In 2005, she won a talent search contest sponsored by Edmonton radio station 91.7 FM The Bounce and was given the chance to record four tracks with Vancouver-based writers/producers Hipjoint. One of those songs, “Bounce With Me,” became a radio hit and attracted the attention of urban music manager Chris Smith (Nelly Furtado, Tamia). The song she describes as “fun” has been featured in episodes of Gossip Girl and Entourage as well as in promos for Lipstick Jungle.
On Passion, Kreesha collaborated with some of the best in the business including Grammy Award-winning songwriter Harold Lilly (Alicia Keys, Janet Jackson), producer Devo Springsteen, another Grammy winner (John Legend, Aretha Franklin) and Toronto-based songwriter and producer Jon Levine (Philosopher Kings, Nelly Furtado).

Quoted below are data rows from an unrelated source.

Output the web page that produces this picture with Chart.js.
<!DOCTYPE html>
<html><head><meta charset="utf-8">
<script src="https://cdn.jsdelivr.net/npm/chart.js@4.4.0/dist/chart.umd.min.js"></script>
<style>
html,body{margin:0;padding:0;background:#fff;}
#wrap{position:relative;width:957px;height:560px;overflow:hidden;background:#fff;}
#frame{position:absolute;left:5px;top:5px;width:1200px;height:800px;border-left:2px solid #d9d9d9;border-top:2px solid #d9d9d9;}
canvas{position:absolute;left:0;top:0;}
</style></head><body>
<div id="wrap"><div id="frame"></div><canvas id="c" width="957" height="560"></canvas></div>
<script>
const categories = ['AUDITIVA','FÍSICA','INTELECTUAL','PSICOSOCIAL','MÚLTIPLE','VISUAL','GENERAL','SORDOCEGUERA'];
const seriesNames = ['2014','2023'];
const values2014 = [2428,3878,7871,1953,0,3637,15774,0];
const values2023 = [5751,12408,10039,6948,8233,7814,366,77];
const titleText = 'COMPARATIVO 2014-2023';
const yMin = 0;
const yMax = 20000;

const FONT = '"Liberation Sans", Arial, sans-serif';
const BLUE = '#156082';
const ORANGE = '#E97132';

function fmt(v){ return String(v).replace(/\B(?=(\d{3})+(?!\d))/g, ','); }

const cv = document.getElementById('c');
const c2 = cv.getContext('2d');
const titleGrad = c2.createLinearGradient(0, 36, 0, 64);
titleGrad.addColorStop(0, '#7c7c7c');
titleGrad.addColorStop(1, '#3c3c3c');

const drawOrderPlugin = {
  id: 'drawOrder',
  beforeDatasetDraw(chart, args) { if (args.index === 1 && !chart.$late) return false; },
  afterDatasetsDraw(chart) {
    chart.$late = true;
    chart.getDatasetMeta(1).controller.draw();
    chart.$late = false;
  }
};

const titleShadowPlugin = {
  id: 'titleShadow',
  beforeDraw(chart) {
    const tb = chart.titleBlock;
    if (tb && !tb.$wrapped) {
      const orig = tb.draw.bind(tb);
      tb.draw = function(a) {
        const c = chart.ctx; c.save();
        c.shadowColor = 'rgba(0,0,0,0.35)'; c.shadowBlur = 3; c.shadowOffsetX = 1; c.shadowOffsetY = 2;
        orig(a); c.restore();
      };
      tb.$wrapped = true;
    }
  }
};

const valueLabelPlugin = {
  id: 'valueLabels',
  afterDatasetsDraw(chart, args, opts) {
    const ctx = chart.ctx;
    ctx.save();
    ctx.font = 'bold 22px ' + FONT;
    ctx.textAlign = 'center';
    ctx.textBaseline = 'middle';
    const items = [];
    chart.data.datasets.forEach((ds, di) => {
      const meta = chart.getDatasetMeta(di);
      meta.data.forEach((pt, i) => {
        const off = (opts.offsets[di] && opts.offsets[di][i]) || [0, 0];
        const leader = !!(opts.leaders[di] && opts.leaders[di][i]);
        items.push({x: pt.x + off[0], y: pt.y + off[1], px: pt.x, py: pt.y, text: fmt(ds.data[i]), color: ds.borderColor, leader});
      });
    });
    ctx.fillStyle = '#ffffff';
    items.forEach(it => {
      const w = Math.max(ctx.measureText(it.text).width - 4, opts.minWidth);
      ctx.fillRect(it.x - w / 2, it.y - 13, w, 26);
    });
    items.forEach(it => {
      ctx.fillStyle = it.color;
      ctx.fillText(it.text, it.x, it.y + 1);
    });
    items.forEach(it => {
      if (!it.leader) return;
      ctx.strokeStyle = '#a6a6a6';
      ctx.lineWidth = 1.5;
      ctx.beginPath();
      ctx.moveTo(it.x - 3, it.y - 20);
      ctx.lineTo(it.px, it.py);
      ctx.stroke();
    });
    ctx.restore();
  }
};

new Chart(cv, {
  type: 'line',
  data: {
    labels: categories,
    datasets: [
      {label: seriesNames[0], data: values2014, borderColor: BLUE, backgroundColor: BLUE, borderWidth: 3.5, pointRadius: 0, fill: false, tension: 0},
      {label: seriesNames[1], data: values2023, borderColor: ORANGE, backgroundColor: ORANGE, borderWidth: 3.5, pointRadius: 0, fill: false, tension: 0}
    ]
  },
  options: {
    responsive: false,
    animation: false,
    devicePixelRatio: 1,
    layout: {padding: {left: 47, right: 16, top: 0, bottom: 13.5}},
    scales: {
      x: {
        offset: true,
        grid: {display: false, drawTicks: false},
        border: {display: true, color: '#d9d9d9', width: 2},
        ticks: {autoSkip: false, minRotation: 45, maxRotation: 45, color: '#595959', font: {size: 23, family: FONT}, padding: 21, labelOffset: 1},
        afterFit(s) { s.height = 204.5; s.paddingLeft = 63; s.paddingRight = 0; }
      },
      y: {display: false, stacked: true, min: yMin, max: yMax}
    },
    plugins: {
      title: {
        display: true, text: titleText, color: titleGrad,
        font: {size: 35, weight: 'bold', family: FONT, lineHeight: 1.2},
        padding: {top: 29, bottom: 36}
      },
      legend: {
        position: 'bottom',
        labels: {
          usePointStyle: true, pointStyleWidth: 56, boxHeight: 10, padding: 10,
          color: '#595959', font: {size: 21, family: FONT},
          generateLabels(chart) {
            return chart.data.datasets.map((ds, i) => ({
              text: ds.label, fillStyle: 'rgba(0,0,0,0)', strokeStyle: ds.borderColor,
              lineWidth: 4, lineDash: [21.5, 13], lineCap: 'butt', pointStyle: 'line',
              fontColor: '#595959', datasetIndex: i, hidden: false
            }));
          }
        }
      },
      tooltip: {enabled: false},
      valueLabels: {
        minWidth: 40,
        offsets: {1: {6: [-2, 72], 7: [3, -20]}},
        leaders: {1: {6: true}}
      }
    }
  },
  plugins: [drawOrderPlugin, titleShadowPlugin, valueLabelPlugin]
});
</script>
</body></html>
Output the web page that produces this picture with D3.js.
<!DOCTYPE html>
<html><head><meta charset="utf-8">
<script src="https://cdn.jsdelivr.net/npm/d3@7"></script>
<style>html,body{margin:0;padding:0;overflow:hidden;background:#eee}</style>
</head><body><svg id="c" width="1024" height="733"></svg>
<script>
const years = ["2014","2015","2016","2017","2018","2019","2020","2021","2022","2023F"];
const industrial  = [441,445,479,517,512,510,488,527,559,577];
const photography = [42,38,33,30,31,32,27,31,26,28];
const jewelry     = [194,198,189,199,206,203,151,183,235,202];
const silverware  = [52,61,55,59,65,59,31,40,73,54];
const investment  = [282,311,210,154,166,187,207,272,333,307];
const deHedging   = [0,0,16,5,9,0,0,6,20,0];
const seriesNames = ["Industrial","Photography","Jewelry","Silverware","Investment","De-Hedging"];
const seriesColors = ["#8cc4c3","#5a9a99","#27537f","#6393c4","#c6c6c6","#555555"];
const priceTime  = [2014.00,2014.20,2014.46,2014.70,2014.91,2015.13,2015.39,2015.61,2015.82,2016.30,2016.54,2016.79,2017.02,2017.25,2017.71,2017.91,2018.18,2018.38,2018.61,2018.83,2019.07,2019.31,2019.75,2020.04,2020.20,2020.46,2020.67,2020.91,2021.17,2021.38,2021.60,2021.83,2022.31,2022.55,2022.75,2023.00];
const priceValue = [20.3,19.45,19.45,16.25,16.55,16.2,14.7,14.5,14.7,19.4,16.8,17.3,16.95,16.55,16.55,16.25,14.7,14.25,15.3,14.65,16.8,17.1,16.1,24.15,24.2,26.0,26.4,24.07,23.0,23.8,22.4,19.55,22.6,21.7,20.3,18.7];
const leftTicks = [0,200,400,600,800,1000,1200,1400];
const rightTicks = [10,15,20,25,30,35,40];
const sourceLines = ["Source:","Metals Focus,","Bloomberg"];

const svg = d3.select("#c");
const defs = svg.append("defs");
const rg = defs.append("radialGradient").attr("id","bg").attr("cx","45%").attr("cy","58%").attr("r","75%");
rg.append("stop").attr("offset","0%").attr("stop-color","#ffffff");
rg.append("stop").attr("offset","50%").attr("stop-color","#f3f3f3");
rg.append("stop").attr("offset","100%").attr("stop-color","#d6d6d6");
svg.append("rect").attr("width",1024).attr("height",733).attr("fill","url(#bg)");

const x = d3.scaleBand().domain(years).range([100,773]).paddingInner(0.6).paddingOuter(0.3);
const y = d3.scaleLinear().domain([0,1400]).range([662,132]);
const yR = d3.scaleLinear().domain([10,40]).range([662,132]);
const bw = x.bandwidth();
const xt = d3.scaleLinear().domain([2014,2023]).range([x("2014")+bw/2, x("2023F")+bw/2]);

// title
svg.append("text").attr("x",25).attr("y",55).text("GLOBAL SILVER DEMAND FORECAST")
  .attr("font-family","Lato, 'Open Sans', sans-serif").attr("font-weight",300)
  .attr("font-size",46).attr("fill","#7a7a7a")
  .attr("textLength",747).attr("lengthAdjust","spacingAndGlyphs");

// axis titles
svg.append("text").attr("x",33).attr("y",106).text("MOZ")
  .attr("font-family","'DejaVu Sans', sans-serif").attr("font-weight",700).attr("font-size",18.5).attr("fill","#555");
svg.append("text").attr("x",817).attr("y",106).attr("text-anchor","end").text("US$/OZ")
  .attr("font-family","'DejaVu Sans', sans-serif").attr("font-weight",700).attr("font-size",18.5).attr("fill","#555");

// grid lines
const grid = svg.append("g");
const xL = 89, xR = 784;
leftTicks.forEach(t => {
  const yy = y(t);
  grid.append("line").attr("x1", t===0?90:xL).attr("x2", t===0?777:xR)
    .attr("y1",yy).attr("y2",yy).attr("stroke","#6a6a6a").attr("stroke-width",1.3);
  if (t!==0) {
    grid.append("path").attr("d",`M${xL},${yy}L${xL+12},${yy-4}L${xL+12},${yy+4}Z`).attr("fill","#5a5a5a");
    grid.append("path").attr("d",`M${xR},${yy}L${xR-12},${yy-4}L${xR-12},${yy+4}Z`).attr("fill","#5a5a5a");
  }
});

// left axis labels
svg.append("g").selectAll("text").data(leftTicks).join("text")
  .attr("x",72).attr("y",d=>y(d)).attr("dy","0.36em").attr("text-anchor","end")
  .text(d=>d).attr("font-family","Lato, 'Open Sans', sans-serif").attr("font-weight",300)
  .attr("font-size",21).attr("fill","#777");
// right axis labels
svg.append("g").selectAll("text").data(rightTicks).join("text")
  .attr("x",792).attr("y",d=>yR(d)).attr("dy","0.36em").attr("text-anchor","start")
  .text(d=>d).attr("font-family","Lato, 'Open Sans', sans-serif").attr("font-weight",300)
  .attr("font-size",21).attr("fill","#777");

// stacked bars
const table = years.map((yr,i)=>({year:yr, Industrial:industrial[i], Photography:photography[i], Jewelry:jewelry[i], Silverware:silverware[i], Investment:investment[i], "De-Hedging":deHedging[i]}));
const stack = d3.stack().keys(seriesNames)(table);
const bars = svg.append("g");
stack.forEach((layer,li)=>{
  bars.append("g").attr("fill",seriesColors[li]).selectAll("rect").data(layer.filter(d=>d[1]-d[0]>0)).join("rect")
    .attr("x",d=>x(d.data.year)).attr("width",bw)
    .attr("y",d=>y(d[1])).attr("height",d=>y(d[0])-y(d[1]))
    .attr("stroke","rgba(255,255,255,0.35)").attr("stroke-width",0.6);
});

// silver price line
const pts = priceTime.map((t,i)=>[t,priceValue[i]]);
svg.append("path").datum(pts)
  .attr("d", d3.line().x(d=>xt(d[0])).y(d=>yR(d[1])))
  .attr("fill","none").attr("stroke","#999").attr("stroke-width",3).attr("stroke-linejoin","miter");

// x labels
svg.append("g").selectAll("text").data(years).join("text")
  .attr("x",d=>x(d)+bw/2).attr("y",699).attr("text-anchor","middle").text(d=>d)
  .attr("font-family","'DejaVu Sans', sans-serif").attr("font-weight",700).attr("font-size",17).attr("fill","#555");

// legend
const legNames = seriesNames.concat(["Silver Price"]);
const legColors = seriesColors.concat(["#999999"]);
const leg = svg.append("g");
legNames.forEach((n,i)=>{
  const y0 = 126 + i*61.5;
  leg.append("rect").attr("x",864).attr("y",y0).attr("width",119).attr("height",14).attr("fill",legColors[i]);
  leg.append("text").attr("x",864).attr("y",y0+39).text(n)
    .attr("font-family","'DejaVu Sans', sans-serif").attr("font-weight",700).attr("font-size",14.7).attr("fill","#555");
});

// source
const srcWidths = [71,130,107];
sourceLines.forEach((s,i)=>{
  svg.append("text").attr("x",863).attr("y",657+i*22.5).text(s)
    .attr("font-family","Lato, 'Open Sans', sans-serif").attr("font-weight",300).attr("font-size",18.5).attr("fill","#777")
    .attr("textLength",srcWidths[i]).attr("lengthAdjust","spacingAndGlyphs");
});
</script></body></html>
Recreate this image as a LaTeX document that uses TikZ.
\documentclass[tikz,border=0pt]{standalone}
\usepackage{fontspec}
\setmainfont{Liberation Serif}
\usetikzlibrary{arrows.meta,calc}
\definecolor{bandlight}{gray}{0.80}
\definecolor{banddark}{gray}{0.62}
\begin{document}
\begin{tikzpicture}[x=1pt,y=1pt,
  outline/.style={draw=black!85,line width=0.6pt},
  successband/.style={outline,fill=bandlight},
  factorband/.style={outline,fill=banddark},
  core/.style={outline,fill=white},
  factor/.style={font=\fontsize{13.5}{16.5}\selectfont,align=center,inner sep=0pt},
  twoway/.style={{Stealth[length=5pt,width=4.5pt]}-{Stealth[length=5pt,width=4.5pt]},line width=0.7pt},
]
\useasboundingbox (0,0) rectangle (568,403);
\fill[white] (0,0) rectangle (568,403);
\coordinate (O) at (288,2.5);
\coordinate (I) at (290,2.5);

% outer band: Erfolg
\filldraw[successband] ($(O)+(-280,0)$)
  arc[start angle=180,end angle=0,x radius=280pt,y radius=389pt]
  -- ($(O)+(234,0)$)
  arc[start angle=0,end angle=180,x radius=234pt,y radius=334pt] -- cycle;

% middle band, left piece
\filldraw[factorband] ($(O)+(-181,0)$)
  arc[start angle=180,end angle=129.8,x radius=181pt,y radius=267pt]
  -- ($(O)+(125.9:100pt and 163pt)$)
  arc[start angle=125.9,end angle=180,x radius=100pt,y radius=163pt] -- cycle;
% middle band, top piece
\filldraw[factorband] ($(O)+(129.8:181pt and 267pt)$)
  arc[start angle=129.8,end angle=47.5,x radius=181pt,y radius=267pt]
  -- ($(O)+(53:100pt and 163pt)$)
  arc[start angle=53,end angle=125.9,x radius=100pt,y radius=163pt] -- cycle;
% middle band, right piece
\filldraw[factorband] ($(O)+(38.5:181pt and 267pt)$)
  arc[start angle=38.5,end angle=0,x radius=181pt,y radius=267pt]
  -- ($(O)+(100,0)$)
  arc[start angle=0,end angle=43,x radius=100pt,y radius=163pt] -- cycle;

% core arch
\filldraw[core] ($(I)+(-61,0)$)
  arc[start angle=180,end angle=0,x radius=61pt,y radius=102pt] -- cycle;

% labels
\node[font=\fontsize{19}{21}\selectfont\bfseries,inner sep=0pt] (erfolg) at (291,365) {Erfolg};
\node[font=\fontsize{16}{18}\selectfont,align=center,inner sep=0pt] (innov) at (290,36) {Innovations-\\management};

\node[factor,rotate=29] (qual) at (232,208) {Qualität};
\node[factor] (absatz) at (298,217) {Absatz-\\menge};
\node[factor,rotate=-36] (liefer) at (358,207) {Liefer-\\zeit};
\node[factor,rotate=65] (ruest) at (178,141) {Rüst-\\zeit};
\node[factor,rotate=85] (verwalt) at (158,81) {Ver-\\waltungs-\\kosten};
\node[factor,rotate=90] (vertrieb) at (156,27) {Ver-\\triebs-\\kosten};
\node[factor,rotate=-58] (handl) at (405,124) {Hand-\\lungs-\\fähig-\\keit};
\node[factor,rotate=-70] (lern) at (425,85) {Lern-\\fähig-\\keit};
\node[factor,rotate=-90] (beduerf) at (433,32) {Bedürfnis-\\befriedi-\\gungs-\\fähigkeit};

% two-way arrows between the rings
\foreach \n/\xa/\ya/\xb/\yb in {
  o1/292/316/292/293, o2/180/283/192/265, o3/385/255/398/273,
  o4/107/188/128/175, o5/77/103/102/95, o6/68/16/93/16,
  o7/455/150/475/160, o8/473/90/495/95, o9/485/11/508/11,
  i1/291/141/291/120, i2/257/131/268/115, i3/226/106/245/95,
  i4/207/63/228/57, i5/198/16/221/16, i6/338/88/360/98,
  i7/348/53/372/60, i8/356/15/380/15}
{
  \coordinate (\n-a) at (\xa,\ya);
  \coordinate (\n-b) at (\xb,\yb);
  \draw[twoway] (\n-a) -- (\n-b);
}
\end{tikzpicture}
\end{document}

Eclectic is a good word to describe Kreesha’s debut. “Always (Lovin’ You)” is a modern homage to Minnie Riperton’s soulful classic “Lovin’ You” and was produced by Devo Springsteen. “Chains of Love”, written in the studio by Kreesha and Jon Levine, was inspired by her decision to sport an afro on that day.
“I can honestly say that I love my whole album,” Kreesha says. “I’m so proud of every single song on there.”
And like any true artist, Kreesha hopes her music touches people. “I want them to know which song they can turn on if they’re feeling a certain way,” she says. “Regardless of what emotion it is, for me to be able to create that emotion is a privilege and an intimate type of interaction.”